Directions:
Begin with the first line of the material and copy each line word for word through the line that contains "y_ticks = [0, 2, 4, 6, 8, 10, 12, 14]"; the pictures are left out.

Raw data:

* Begin *

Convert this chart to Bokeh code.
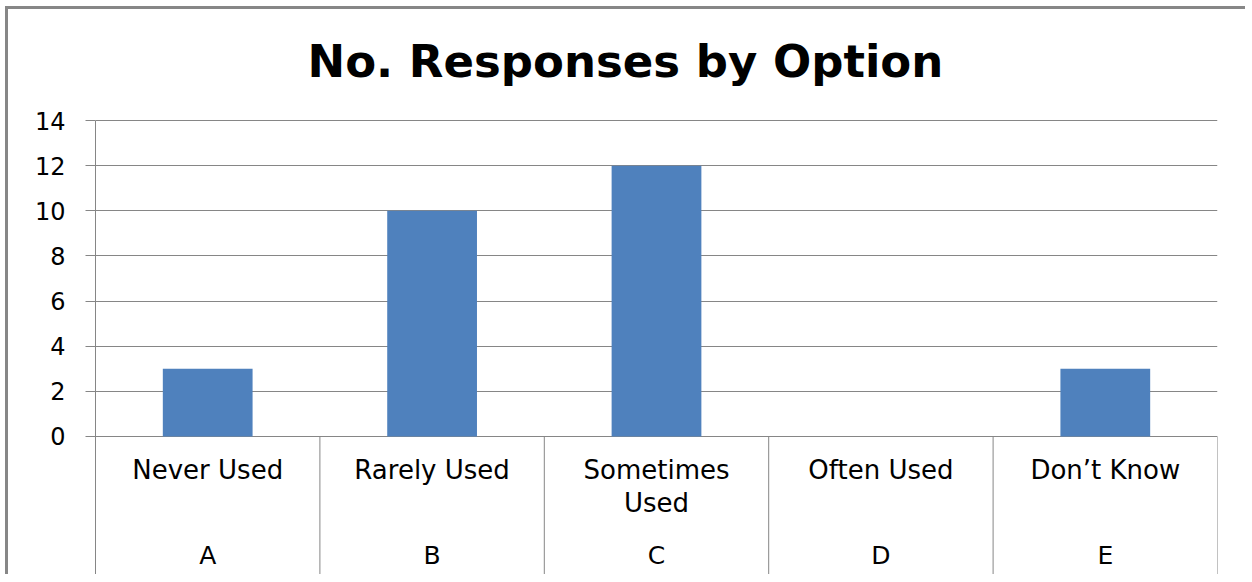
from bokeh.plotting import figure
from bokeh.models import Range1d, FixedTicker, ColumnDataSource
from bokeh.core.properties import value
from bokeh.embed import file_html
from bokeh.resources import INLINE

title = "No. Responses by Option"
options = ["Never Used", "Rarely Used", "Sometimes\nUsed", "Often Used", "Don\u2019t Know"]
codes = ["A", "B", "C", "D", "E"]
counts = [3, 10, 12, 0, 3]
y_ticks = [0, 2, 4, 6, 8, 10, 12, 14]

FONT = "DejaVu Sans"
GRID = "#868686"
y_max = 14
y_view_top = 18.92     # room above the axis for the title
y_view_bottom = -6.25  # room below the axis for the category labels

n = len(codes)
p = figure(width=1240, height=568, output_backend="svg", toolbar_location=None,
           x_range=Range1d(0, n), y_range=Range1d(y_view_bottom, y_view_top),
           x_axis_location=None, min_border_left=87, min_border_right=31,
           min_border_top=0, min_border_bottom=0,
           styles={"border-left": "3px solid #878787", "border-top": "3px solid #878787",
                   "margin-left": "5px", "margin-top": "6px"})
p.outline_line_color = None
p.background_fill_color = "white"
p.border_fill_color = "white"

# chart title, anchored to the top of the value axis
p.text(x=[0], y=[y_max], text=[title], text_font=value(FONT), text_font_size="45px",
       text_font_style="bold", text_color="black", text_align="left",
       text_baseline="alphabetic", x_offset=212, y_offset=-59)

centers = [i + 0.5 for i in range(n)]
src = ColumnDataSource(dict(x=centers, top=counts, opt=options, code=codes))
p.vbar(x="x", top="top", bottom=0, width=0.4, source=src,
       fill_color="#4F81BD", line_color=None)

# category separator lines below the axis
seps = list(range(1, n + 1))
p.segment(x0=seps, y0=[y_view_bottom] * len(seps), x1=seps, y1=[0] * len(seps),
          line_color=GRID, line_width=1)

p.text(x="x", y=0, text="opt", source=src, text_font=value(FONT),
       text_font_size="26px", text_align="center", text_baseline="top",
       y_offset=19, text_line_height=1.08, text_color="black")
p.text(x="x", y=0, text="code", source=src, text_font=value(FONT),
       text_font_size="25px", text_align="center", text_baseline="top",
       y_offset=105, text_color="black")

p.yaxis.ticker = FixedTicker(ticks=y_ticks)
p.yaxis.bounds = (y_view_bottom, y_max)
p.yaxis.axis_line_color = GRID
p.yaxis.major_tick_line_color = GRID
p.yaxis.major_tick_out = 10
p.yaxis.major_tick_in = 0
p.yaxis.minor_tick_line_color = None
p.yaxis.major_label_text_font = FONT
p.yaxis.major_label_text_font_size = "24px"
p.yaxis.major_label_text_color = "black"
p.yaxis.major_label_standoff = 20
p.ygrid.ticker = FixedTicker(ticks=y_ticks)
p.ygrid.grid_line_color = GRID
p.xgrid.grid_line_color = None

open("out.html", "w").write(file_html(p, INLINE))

* End *

Written solution:
Convert this chart to Bokeh code.
from bokeh.plotting import figure
from bokeh.models import Range1d, FixedTicker, ColumnDataSource
from bokeh.core.properties import value
from bokeh.embed import file_html
from bokeh.resources import INLINE

title = "No. Responses by Option"
options = ["Never Used", "Rarely Used", "Sometimes\nUsed", "Often Used", "Don\u2019t Know"]
codes = ["A", "B", "C", "D", "E"]
counts = [3, 10, 12, 0, 3]
y_ticks = [0, 2, 4, 6, 8, 10, 12, 14]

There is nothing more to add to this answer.